La ley, que logró salir entre tomas de tribuna y jaloneos internos de los partidos —y sobre la cual pesaban las observaciones que el entonces presidente Fox hizo mediante su facultad de veto en 2006—, atiende varias preocupaciones sociales, económicas y políticas sobre la industria editorial y va más allá del tema que la mantuvo suspendida: el precio único. Tiene aspectos que, de atenderse por las autoridades competentes, pueden contribuir a construir un país de lectores que aminore los efectos devastadores de la tiranía de la tv.
La ley, que se espera sea publicada en estos días, busca: “Hacer accesible el libro en igualdad de condiciones en todo el territorio nacional para aumentar su disponibilidad y acercarlo al lector”, lo que se concreta al disponer que “toda persona física o moral que edite o importe libros estará obligada a fijar un precio de venta al público. El editor o importador fijará libremente el precio de venta al público, que regirá como precio único”. Pero también ha dispuesto “propiciar la generación de políticas, programas, proyectos y acciones dirigidas al fomento y promoción de la lectura; fomentar y estimular la edición, distribución y comercialización del libro y las publicaciones periódicas; fomentar y apoyar el establecimiento y desarrollo de librerías, bibliotecas y otros espacios públicos y privados para la lectura y difusión del libro”.

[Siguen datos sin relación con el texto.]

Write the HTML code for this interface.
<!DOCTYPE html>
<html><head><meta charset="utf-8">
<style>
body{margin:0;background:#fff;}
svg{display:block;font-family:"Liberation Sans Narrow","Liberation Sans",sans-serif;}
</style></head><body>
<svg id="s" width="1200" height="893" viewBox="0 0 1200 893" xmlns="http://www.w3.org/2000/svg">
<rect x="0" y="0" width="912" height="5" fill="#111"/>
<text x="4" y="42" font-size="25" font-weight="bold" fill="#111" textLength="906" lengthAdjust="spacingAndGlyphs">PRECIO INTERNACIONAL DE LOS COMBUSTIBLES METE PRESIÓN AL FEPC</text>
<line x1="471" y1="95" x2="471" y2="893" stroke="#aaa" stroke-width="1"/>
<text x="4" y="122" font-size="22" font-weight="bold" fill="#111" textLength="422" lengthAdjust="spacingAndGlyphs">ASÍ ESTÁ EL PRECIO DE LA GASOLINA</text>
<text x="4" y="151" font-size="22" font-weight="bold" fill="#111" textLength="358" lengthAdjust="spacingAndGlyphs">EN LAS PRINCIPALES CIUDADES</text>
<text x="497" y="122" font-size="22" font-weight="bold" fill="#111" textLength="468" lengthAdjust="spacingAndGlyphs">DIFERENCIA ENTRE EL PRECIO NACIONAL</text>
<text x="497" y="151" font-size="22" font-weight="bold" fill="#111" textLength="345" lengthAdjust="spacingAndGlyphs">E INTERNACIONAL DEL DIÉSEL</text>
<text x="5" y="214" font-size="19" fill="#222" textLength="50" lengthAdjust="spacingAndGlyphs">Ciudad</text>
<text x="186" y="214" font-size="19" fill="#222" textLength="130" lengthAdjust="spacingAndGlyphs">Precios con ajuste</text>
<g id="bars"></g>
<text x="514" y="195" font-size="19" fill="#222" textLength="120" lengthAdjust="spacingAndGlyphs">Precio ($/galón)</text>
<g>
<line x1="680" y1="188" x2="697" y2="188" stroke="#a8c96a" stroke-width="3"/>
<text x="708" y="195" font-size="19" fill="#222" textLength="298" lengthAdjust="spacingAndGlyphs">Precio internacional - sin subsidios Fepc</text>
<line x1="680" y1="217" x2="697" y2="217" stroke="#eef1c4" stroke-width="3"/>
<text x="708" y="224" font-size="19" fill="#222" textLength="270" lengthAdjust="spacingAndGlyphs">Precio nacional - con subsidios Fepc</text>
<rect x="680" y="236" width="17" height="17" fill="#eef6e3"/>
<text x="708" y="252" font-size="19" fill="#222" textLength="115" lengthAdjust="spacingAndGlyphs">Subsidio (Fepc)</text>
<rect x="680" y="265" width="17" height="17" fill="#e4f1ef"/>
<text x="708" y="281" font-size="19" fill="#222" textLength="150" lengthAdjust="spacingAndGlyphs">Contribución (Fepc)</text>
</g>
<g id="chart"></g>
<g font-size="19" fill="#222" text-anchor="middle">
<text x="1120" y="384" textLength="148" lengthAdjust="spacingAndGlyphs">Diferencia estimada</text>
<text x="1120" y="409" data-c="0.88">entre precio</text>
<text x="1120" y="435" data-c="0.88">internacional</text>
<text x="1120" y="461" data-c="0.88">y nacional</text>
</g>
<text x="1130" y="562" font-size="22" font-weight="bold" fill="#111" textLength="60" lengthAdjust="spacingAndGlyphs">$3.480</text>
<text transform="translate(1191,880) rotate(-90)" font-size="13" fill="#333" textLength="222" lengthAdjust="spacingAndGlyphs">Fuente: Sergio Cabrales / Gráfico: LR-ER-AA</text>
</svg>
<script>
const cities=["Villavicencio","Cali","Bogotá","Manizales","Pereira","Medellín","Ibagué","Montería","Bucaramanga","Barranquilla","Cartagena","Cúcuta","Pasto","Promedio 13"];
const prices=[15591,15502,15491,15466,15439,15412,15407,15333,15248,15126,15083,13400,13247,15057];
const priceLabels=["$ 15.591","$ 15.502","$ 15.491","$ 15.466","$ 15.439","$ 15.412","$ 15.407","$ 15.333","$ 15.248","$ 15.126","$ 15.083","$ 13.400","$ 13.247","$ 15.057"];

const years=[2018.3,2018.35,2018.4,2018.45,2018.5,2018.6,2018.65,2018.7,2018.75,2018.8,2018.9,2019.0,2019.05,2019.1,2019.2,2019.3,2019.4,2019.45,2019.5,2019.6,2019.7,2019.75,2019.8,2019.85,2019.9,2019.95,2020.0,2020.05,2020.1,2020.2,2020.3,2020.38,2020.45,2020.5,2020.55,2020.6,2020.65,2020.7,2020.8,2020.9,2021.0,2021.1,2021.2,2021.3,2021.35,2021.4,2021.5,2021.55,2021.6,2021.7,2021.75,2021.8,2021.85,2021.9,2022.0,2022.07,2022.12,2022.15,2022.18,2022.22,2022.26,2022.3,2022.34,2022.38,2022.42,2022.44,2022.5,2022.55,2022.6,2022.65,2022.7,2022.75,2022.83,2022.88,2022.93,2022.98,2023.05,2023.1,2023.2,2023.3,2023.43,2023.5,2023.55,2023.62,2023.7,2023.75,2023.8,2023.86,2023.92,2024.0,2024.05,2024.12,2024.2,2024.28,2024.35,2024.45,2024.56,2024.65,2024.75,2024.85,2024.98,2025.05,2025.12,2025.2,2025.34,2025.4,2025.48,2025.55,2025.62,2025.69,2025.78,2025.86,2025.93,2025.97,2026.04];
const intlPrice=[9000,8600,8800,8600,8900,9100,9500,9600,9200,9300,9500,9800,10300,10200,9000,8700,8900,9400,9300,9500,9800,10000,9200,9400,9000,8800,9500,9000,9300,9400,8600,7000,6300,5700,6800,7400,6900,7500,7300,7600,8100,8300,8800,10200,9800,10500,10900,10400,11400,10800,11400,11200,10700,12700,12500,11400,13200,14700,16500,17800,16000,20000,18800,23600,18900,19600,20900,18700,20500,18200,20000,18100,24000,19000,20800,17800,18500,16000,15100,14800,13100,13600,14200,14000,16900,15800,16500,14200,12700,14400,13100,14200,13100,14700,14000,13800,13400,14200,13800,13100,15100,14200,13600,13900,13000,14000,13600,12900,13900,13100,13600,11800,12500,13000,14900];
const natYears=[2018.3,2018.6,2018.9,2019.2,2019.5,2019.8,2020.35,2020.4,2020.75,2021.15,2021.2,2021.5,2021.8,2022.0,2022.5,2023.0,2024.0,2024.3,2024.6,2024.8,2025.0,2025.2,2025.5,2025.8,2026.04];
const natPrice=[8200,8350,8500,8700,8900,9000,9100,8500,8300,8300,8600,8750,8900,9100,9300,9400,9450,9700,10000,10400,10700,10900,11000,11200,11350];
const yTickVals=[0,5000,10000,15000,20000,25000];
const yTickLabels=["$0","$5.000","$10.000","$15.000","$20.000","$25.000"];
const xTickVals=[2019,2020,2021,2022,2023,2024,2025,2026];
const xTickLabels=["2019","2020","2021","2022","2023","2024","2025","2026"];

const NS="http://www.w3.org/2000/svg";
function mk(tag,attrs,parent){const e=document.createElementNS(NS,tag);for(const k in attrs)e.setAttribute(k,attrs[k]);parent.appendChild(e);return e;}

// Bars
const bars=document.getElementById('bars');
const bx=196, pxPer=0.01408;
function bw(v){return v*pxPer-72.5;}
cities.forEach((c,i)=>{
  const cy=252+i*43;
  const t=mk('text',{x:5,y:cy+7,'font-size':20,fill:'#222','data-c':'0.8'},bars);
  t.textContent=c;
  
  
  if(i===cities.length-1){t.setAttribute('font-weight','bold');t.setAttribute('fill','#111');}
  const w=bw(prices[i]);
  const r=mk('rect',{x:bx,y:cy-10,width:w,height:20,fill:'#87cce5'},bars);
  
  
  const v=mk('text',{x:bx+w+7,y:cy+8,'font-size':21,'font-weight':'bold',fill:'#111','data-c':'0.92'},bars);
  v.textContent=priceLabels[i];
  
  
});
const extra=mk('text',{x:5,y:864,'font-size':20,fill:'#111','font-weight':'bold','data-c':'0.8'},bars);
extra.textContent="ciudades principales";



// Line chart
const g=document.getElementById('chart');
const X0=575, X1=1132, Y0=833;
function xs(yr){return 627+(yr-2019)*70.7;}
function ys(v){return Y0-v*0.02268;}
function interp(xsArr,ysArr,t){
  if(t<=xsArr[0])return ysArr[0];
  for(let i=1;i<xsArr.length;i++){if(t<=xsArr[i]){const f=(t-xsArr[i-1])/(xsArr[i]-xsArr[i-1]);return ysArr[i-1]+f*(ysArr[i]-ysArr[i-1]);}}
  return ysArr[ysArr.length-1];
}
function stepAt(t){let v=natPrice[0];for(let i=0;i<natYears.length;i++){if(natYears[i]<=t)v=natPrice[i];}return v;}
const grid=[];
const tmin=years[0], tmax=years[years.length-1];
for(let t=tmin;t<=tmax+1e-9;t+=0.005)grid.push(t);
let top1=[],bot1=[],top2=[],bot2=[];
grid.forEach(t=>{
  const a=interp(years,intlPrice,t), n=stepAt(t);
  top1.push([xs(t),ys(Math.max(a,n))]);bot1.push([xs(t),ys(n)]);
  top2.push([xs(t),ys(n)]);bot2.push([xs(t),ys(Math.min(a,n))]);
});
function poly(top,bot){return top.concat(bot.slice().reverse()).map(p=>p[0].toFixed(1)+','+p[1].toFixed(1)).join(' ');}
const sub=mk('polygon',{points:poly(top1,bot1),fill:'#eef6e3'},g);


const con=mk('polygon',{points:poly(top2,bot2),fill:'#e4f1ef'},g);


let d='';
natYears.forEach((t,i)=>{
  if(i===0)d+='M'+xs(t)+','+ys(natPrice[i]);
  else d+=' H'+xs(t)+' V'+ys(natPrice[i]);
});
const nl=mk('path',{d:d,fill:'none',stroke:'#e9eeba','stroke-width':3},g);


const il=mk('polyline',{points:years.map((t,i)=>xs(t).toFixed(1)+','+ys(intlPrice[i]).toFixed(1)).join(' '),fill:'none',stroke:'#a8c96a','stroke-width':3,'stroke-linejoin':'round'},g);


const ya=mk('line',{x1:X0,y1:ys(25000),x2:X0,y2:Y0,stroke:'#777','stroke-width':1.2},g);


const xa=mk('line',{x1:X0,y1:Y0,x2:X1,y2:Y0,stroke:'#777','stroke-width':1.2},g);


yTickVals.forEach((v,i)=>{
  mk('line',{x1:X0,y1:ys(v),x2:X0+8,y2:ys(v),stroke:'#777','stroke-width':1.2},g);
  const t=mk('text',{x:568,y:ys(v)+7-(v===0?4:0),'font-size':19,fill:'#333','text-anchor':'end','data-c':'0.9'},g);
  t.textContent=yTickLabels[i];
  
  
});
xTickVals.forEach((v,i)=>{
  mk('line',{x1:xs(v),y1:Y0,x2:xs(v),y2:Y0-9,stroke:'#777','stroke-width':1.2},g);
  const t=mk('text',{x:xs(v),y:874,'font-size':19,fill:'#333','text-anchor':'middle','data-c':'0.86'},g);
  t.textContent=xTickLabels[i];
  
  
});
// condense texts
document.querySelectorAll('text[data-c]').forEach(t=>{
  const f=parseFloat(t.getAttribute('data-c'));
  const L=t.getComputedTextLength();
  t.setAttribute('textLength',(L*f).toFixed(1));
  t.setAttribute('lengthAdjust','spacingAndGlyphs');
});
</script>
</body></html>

En el dictamen que el 29 de abril presentaron las comisiones de Educación y de Estudios Legislativos del Senado —donde fue más impulsada— se deja de valorar los avances de esta legislación y se hace énfasis en controvertir los argumentos con los que el anterior Ejecutivo federal decidió no promulgarla. Es entendible puesto que, conforme al proceso legislativo previsto en el artículo 72 constitucional, esa argumentación debía superar las objeciones y observaciones que, en realidad, formuló la Cofeco sobre el precio único.
En estricta lógica economicista, y bajo rigurosa aplicación de los supuestos que definen a un agente con poder sustancial y las características de un mercado relevante, los argumentos de la Cofeco son imbatibles y la aprobación de la ley no puede ni debe traducirse en una derrota del órgano de competencia; pero justo porque sólo se encuadran en esos criterios económicos, tal recomendación no podía definir una política pública que abarca otros aspectos fundamentales de ese proceso económico y necesita asegurar su función social y proteger su condición de industria cultural.

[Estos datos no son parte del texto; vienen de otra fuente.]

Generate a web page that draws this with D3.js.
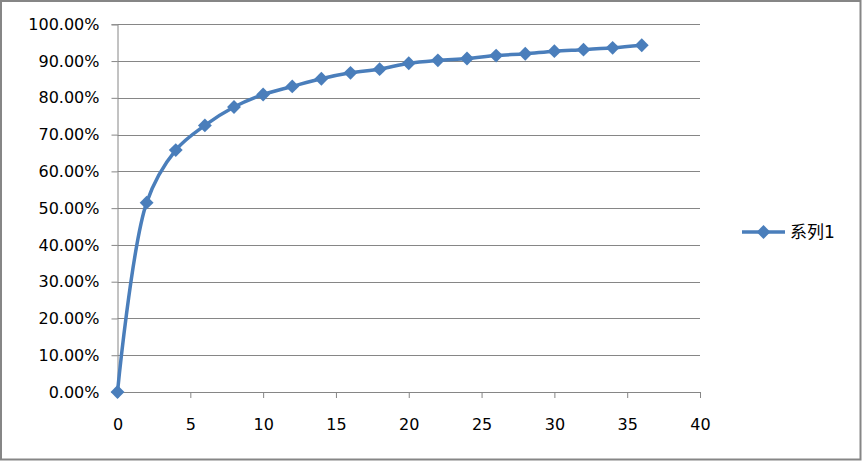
<!DOCTYPE html>
<html><head><meta charset="utf-8">
<script src="https://cdn.jsdelivr.net/npm/d3@7"></script>
<style>html,body{margin:0;padding:0;background:#fff;}svg{display:block;}</style>
</head><body>
<script>
const xValues = [0,2,4,6,8,10,12,14,16,18,20,22,24,26,28,30,32,34,36];
const yValues = [0,0.515,0.658,0.725,0.775,0.809,0.831,0.852,0.868,0.878,0.894,0.902,0.907,0.915,0.920,0.927,0.931,0.936,0.943];
const seriesName = "系列1";
const xTicks = [0,5,10,15,20,25,30,35,40];
const yTicks = [0,0.1,0.2,0.3,0.4,0.5,0.6,0.7,0.8,0.9,1.0];

const W = 862, H = 461;
const svg = d3.select("body").append("svg").attr("width", W).attr("height", H);
svg.append("rect").attr("x",1).attr("y",1).attr("width",W-2.5).attr("height",H-2.5)
  .attr("fill","#fff").attr("stroke","#868686").attr("stroke-width",2);

const x = d3.scaleLinear().domain([0,40]).range([117.5,700]);
const y = d3.scaleLinear().domain([0,1]).range([392,24.3]);
const font = "'DejaVu Sans','Noto Sans CJK SC',sans-serif";
const grey = "#868686";

// gridlines
svg.append("g").selectAll("line").data(yTicks.slice(1)).join("line")
  .attr("x1", x(0)).attr("x2", x(40))
  .attr("y1", d=>Math.round(y(d))+0.5).attr("y2", d=>Math.round(y(d))+0.5)
  .attr("stroke", grey).attr("stroke-width",1);

// y axis
const yAxis = d3.axisLeft(y).tickValues(yTicks).tickFormat(d=>(d*100).toFixed(2)+"%").tickSize(6).tickPadding(12);
const gy = svg.append("g").attr("transform",`translate(${x(0)},0)`).call(yAxis);
gy.select(".domain").attr("stroke",grey);
gy.selectAll(".tick line").attr("stroke",grey);
gy.selectAll("text").attr("font-family",font).attr("font-size",16).attr("fill","#000");

// x axis
const xAxis = d3.axisBottom(x).tickValues(xTicks).tickSize(6).tickPadding(21);
const gx = svg.append("g").attr("transform",`translate(0,${y(0)})`).call(xAxis);
gx.select(".domain").attr("stroke",grey);
gx.selectAll(".tick line").attr("stroke",grey);
gx.selectAll("text").attr("font-family",font).attr("font-size",16).attr("fill","#000");

const color = "#4A7EBB";
const data = xValues.map((v,i)=>[v,yValues[i]]);
const line = d3.line().x(d=>x(d[0])).y(d=>y(d[1])).curve(d3.curveCatmullRom.alpha(0.5));
svg.append("path").datum(data).attr("d",line).attr("fill","none")
  .attr("stroke",color).attr("stroke-width",3.5).attr("stroke-linejoin","round");

const marker = d3.symbol().type(d3.symbolSquare).size(96);
svg.append("g").selectAll("path").data(data).join("path")
  .attr("transform", d=>`translate(${x(d[0])},${y(d[1])}) rotate(45)`)
  .attr("d", marker)
  .attr("fill",color);

// legend
const lg = svg.append("g").attr("transform","translate(742,232)");
lg.append("line").attr("x1",0).attr("x2",43).attr("y1",0).attr("y2",0).attr("stroke",color).attr("stroke-width",3.5);
lg.append("path").attr("transform","translate(21.5,0) rotate(45)").attr("d", marker).attr("fill",color);
lg.append("text").attr("x",48).attr("y",0).attr("dy","0.35em").attr("font-family",font).attr("font-size",17).text(seriesName);
</script>
</body></html>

La preocupación de la Cofeco sobre un posible aumento del precio de los libros por el precio único fijado por editores e importadores ha sido contraria en la experiencia internacional. En Alemania, Francia y España, el incremento promedio del precio está por debajo de la inflación general. Mientras que en Inglaterra, que hace algunos años abandonó esta medida, ha sido de más de 29%, contra 19% de la inflación general.
Según Raúl Padilla, presidente de la FIL de Guadalajara, “la disminución de precios no es el único beneficio para el lector que resulta de establecer el precio único. Al crearse condiciones más equitativas no sólo se estimula la aparición de nuevas librerías, sino que se alienta la competencia por servicio, surtido, especialización”. Bajo el sistema de precio único, Francia pasó en 20 años de tener mil librerías a tener 4 mil. En Japón y los 11 países de la UE donde rige este sistema se han obtenido resultados favorables. Por el contrario, donde el precio único se ha eliminado la tendencia ha sido la opuesta: en Inglaterra cerraron 400 librerías en cinco años y Finlandia pasó de tener 750 a 450.
Creo en ello, y desde 1997 que la diputada panista Beatriz Zavala puso al servicio de esa causa su empeño, he buscado contribuir a que el Estado deje de ser editor de libros de primaria y se convierta en promotor de la lectura, facilitador de la empresa editorial privada, constructor de bibliotecas en todo el territorio y regulador de la competencia en un mercado significativo: el de autores, títulos, ideas, pensamientos que se convierten en libro. Y ahí está el mérito de haber destrabado esa legislación que llega a nuestros días con más de cinco años de retraso desde que inició su reforma y actualización. Pero más vale tarde que nunca.